Éuma rua que tem uma quantidade considerável de prédios num frenesim de obras, máquinas a içar materiais de construção com a ajuda de operários empoleirados em andaimes, o bip bip da sinalização sonora sempre presente. É uma rua que convive com lojas tradicionais e antiquários que, por oposição à azáfama de hora de almoço dos cafés e dos restaurantes – uns ainda tascos, outros já de traça uniforme às das grandes metrópoles do mundo –, têm subentendida a palavra silêncio à entrada da porta, soprada pelos móveis e objetos de décadas anteriores que se encontram lá dentro. Esta rua assume a vitalidade das duas Lisboas, a antiga e a nova, chama-se Rua de São José e tem uma pequena leitaria de esquina quando se chega ao n.º 138. A fachada é feita de uma montra em ferro forjado pintado de azul e, do lado direito, encontra-se um painel de azulejos onde por cima pode ler-se “Leitaria e Manteigaria A Minhota”. Na montra está colado um autocolante transparente com letras pretas a dizer “Loja com História”.

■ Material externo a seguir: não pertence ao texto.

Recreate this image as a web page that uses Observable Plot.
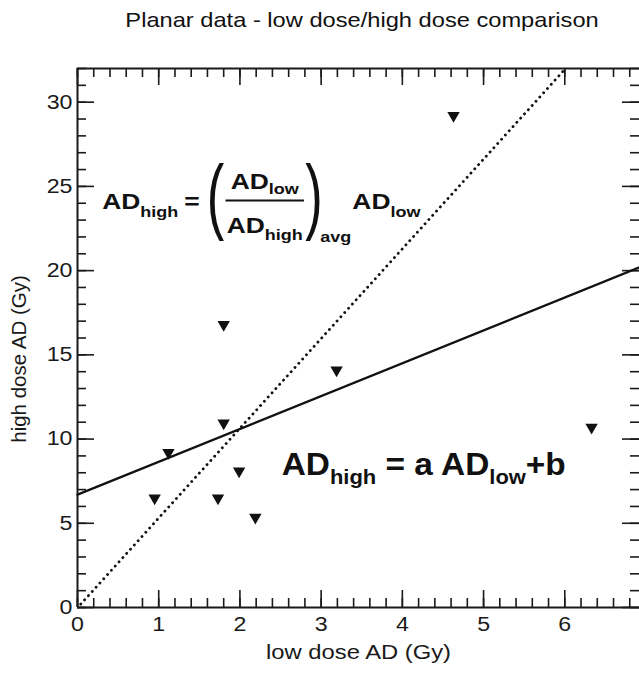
<!DOCTYPE html>
<html>
<head>
<meta charset="utf-8">
<script src="https://cdn.jsdelivr.net/npm/d3@7"></script>
<script src="https://cdn.jsdelivr.net/npm/@observablehq/plot@0.6"></script>
<style>
  html, body { margin: 0; padding: 0; background: #fff; overflow: hidden; }
  #title { width: 639px; height: 40px; box-sizing: border-box; padding-left: 86px; padding-top: 8px;
           text-align: center; font: 20.4px "Liberation Sans", Arial, sans-serif; color: #111; line-height: 24px; }
  #title span { display: inline-block; transform: scaleX(1.16); transform-origin: center; }
</style>
</head>
<body>
<div id="title"><span>Planar data - low dose/high dose comparison</span></div>
<div id="chart"></div>
<script>
// ---- data ----
const lowDose  = [0.95, 1.12, 1.80, 1.73, 1.99, 2.19, 1.80, 3.19, 4.63, 6.33];
const highDose = [6.5,  9.2,  10.95, 6.5, 8.1,  5.35, 16.8, 14.1, 29.2, 10.7];
// linear fit line (AD_high = a AD_low + b), endpoints
const fitX = [0, 6.92];
const fitY = [6.7, 20.2];
// ratio line (AD_high = <ratio>avg AD_low), endpoints
const ratioX = [0.04, 6.01];
const ratioY = [0.2, 32];
// tick labels
const xTicks = [0, 1, 2, 3, 4, 5, 6];
const yTicks = [0, 5, 10, 15, 20, 25, 30];
const xMinor = d3.range(0, 6.92, 0.2);
const yMinor = d3.range(0, 32.01, 1);

const points = lowDose.map((x, i) => ({x, y: highDose[i]}));

const W = 639, H = 637, mL = 77, mR = 0, mT = 28, mB = 70;
const pw = W - mL - mR, ph = H - mT - mB;
const major = 17, minor = 9;
const ink = "#1a1a1a";
const STRETCH = 1.16;

const plot = Plot.plot({
  width: W, height: H,
  marginLeft: mL, marginRight: mR, marginTop: mT, marginBottom: mB,
  style: {fontFamily: "'Liberation Sans', Arial, sans-serif", background: "white", color: ink},
  x: {domain: [0, 6.92]},
  y: {domain: [0, 32]},
  marks: [
    // frame (left, bottom, top)
    Plot.ruleX([0], {stroke: ink, strokeWidth: 2}),
    Plot.ruleY([0], {stroke: ink, strokeWidth: 2}),
    Plot.ruleY([32], {stroke: ink, strokeWidth: 2}),
    // bottom ticks
    Plot.ruleX(xMinor, {insetTop: ph - minor, stroke: ink, strokeWidth: 1.6}),
    Plot.ruleX(xTicks, {insetTop: ph - major, stroke: ink, strokeWidth: 1.6}),
    // top ticks
    Plot.ruleX(xMinor, {insetBottom: ph - minor, stroke: ink, strokeWidth: 1.6}),
    Plot.ruleX(xTicks, {insetBottom: ph - major, stroke: ink, strokeWidth: 1.6}),
    // left ticks
    Plot.ruleY(yMinor, {insetRight: pw - minor, stroke: ink, strokeWidth: 1.6}),
    Plot.ruleY(yTicks, {insetRight: pw - major, stroke: ink, strokeWidth: 1.6}),
    // right ticks
    Plot.ruleY(yMinor, {insetLeft: pw - minor, stroke: ink, strokeWidth: 1.6}),
    Plot.ruleY(yTicks, {insetLeft: pw - major, stroke: ink, strokeWidth: 1.6}),
    // tick labels
    Plot.axisX({ticks: xTicks, tickSize: 0, tickPadding: 9, fontSize: 20, label: null, tickFormat: d => String(d)}),
    Plot.axisY({ticks: yTicks, tickSize: 0, tickPadding: 5, fontSize: 20, label: null, tickFormat: d => String(d)}),
    // axis titles
    Plot.text(["low dose AD (Gy)"], {frameAnchor: "bottom", dy: 51, fontSize: 20.5, fill: ink}),
    Plot.text(["high dose AD (Gy)"], {frameAnchor: "left", textAnchor: "middle", dx: -58, dy: 21, rotate: -90,
      fontSize: 20.5, fill: ink}),
    // lines
    Plot.line(fitX.map((x, i) => ({x, y: fitY[i]})), {x: "x", y: "y", stroke: "#111", strokeWidth: 2.3}),
    Plot.line(ratioX.map((x, i) => ({x, y: ratioY[i]})), {x: "x", y: "y", stroke: "#111", strokeWidth: 2.8,
      strokeDasharray: "0.1 5.6", strokeLinecap: "round"}),
    // points
    Plot.dot(points, {x: "x", y: "y", symbol: "triangle", r: 4.6, rotate: 180, fill: "#111", stroke: "none"})
  ]
});
document.getElementById("chart").append(plot);

// widen horizontal texts to match the reference's wide lettering
d3.select(plot).selectAll("text").each(function() {
  const tf = this.getAttribute("transform") || "";
  const parentTf = this.parentNode.getAttribute("transform") || "";
  if (/rotate/.test(tf) || /rotate/.test(parentTf)) return;
  const len = this.getComputedTextLength();
  if (len > 0) {
    this.setAttribute("textLength", len * STRETCH);
    this.setAttribute("lengthAdjust", "spacingAndGlyphs");
  }
});

// ---- equation annotations (placed with the plot's scales) ----
const sx = plot.scale("x"), sy = plot.scale("y");
const svg = d3.select(plot);
const FONT = "'Liberation Sans', Arial, sans-serif";

function richText(g, parts, x, y) {
  // parts: [text, size, baselineShift]
  const t = g.append("text").attr("x", x).attr("y", y).attr("font-weight", "bold").attr("fill", "#111")
    .attr("text-anchor", "start");
  let prev = 0;
  for (const [s, size, shift] of parts) {
    t.append("tspan").attr("font-size", size).attr("dy", shift - prev).text(s);
    prev = shift;
  }
  return t;
}
const w = t => t.node().getComputedTextLength();

// Equation 1: AD_high = (AD_low / AD_high)_avg AD_low
{
  const F = 22, S = 15, k = 1.2;
  const g = svg.append("g").attr("font-family", FONT).attr("text-anchor", "start")
    .attr("transform", `translate(${sx.apply(0.31)},${sy.apply(23.6)}) scale(${k},1)`);
  let cx = 0;
  const t1 = richText(g, [["AD", F, 0], ["high", S, 8]], cx, 0); cx += w(t1) + 5;
  const t2 = richText(g, [["=", F, 0]], cx, 0); cx += w(t2) + 6;
  const paren = (ch, x) => {
    const pg = g.append("g").attr("transform", `translate(${x},15) scale(0.52,1)`);
    const t = pg.append("text").attr("font-size", 84).attr("font-weight", "normal").attr("fill", "#111")
      .attr("text-anchor", "start").text(ch);
    return w(t) * 0.52;
  };
  cx += paren("(", cx) + 1;
  const num = richText(g, [["AD", F, 0], ["low", S, 5]], 0, -20);
  const den = richText(g, [["AD", F, 0], ["high", S, 7]], 0, 24);
  const fw = Math.max(w(num), w(den)) + 2;
  num.attr("x", cx + (fw - w(num)) / 2);
  den.attr("x", cx + (fw - w(den)) / 2);
  g.append("line").attr("x1", cx).attr("x2", cx + fw).attr("y1", -9).attr("y2", -9)
    .attr("stroke", "#111").attr("stroke-width", 2);
  cx += fw + 1;
  cx += paren(")", cx) - 2;
  const t3 = richText(g, [["avg", S, 33]], cx, 0); cx += w(t3) + 1;
  richText(g, [["AD", F, 0], ["low", S, 8]], cx, 0);
}

// Equation 2: AD_high = a AD_low + b
{
  const F = 32, S = 21, s = 9;
  const g = svg.append("g").attr("font-family", FONT).attr("text-anchor", "start")
    .attr("transform", `translate(${sx.apply(2.52)},${sy.apply(7.84)}) scale(1.045,1)`);
  richText(g, [["AD", F, 0], ["high", S, s], [" = a AD", F, 0], ["low", S, s], ["+b", F, 0]], 0, 0);
}
</script>
</body>
</html>
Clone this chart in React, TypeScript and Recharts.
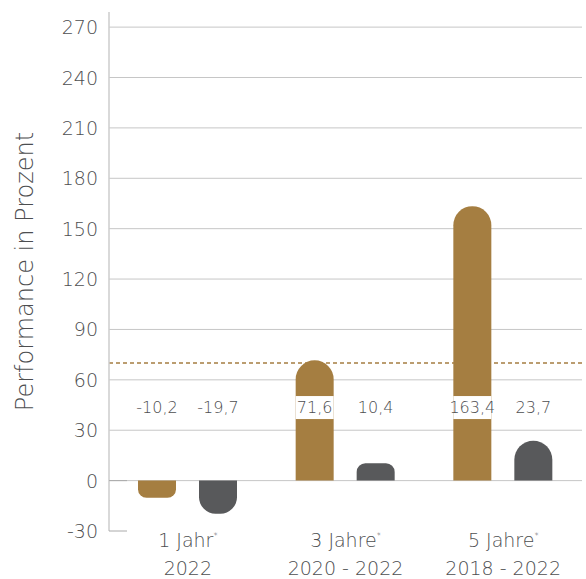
import React from 'react';
import { BarChart, Bar, XAxis, YAxis, ReferenceLine, LabelList } from 'recharts';

const categories = ['1 Jahr', '3 Jahre', '5 Jahre'];
const periods = ['2022', '2020 - 2022', '2018 - 2022'];
const fundValues = [-10.2, 71.6, 163.4];
const benchmarkValues = [-19.7, 10.4, 23.7];
const yTicks = [-30, 0, 30, 60, 90, 120, 150, 180, 210, 240, 270];
const gridValues = [0, 30, 60, 90, 120, 150, 180, 210, 240, 270];
const targetValue = 70;
const labelLevel = 43.5;

const data = categories.map((c, i) => ({
  name: c,
  period: periods[i],
  fund: fundValues[i],
  bench: benchmarkValues[i],
}));

const FONT = "'DejaVu Sans', sans-serif";
const TEXT = '#4d4e50';
const GOLD = '#a57e41';
const GREY = '#58595b';
const GRID = '#c6c6c6';

const fmt = (v: number) => v.toFixed(1).replace('.', ',');

const ValueLabel = (props: any) => {
  const vb = props.viewBox && props.viewBox.width != null ? props.viewBox : props;
  const { x, y, width, height } = vb;
  const value = Number(props.value);
  if (x == null || !value) return null;
  const top = Math.min(y, y + height);
  const bottom = Math.max(y, y + height);
  const base = value >= 0 ? bottom : top;
  const ppu = Math.abs(height) / Math.abs(value);
  const cy = base - labelLevel * ppu;
  return (
    <g>
      <rect x={x} y={cy - 11.5} width={width} height={23} fill="#ffffff" />
      <text
        x={x + width / 2}
        y={cy}
        textAnchor="middle"
        dominantBaseline="central"
        fontFamily={FONT}
        fontWeight={300}
        fontSize={16}
        fill={TEXT}
      >
        {fmt(value)}
      </text>
    </g>
  );
};

const YTick = (props: any) => {
  const { x, y, payload } = props;
  const v = payload.value;
  const axisX = x + 11;
  return (
    <g>
      {(v === 0 || v === -30) && (
        <line x1={axisX} x2={axisX + 18} y1={y} y2={y} stroke="#aaaaaa" strokeWidth={1} />
      )}
      <text
        x={x}
        y={y}
        textAnchor="end"
        dominantBaseline="central"
        fontFamily={FONT}
        fontWeight={300}
        fontSize={19}
        fill={TEXT}
      >
        {v}
      </text>
    </g>
  );
};

const XTick = (props: any) => {
  const { x, y, payload, index } = props;
  const period = periods[index] ?? data.find((d) => d.name === payload.value)?.period;
  return (
    <g>
      <text
        x={x}
        y={y + 16}
        textAnchor="middle"
        fontFamily={FONT}
        fontWeight={300}
        fontSize={19}
        fill={TEXT}
      >
        {payload.value}
        <tspan dy={-8} fontSize={8}>*</tspan>
      </text>
      <text
        x={x}
        y={y + 44}
        textAnchor="middle"
        fontFamily={FONT}
        fontWeight={300}
        fontSize={19}
        fill={TEXT}
      >
        {period}
      </text>
    </g>
  );
};

export default function App() {
  return (
    <div style={{ position: 'absolute', left: 0, top: 0, width: 586, height: 579 }}>
      <BarChart
        width={586}
        height={579}
        data={data}
        margin={{ top: 12, right: 4, bottom: 0, left: 0 }}
        barSize={38}
        barGap={23}
      >
        {gridValues.map((g) => (
          <ReferenceLine key={g} y={g} stroke={GRID} strokeWidth={1} zIndex={50} ifOverflow="visible" />
        ))}
        <ReferenceLine
          y={targetValue}
          stroke={GOLD}
          strokeWidth={1.5}
          strokeDasharray="4 3"
          zIndex={60}
        />
        <XAxis
          dataKey="name"
          axisLine={false}
          tickLine={false}
          tickSize={0}
          tickMargin={0}
          height={48}
          interval={0}
          tick={<XTick />}
        />
        <YAxis
          width={109}
          domain={[-30, 279]}
          ticks={yTicks}
          allowDataOverflow
          interval={0}
          tickLine={false}
          tickSize={6}
          tickMargin={5}
          axisLine={{ stroke: '#cccccc', strokeWidth: 1.5 }}
          tick={<YTick />}
          label={{
            value: 'Performance in Prozent',
            angle: -90,
            position: 'center',
            dx: -30,
            fontFamily: FONT,
            fontWeight: 300,
            fontSize: 24,
            fill: TEXT,
          }}
        />
        <Bar dataKey="fund" fill={GOLD} radius={[19, 19, 0, 0]} isAnimationActive={false}>
          <LabelList dataKey="fund" content={<ValueLabel />} />
        </Bar>
        <Bar dataKey="bench" fill={GREY} radius={[19, 19, 0, 0]} isAnimationActive={false}>
          <LabelList dataKey="bench" content={<ValueLabel />} />
        </Bar>
      </BarChart>
    </div>
  );
}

No interior, encontram-se embutidos e empedrados de uma época, mobiliário de outra e, a agarrar toda aquela magnífica incoerência por pinças, está o seu carácter velho e decadente. Ao balcão, que tem em cima uma boleira de vidro com alguns queques e um bolo de arroz dentro, está a dona do estabelecimento, reduzido hoje a café. A dona Fernanda tem 80 anos, a leitaria manteigaria 91. O marido começou por ser aqui empregado, adquiriu entretanto o negócio com outro trabalhador e, em 1981, quando morreu, dona Fernanda substituiu-o nos comandos da sua metade da sociedade. Mais tarde, o filho Luís Santos veio a adquirir a parte do outro sócio. Ainda hoje a dona Fernanda se levanta todos os dias às cinco da manhã na sua casa do Bairro Alto e vem abrir as portas d’A Minhota. O filho passa de carro à hora de almoço para levá-la a casa e regressa para fazer as tardes. “Antigamente, vendíamos muito: iogurtes, queijos de toda a qualidade. Chegávamos a vender cinco quilos de fiambre por dia”, conta dona Fernanda. “Depois abriram os supermercados e tramaram-nos. Agora é lojas por todo o lado.” Uma cliente da casa, já de saída, ouve a conversa e ainda lhe atira um “isso vai tudo voltar”.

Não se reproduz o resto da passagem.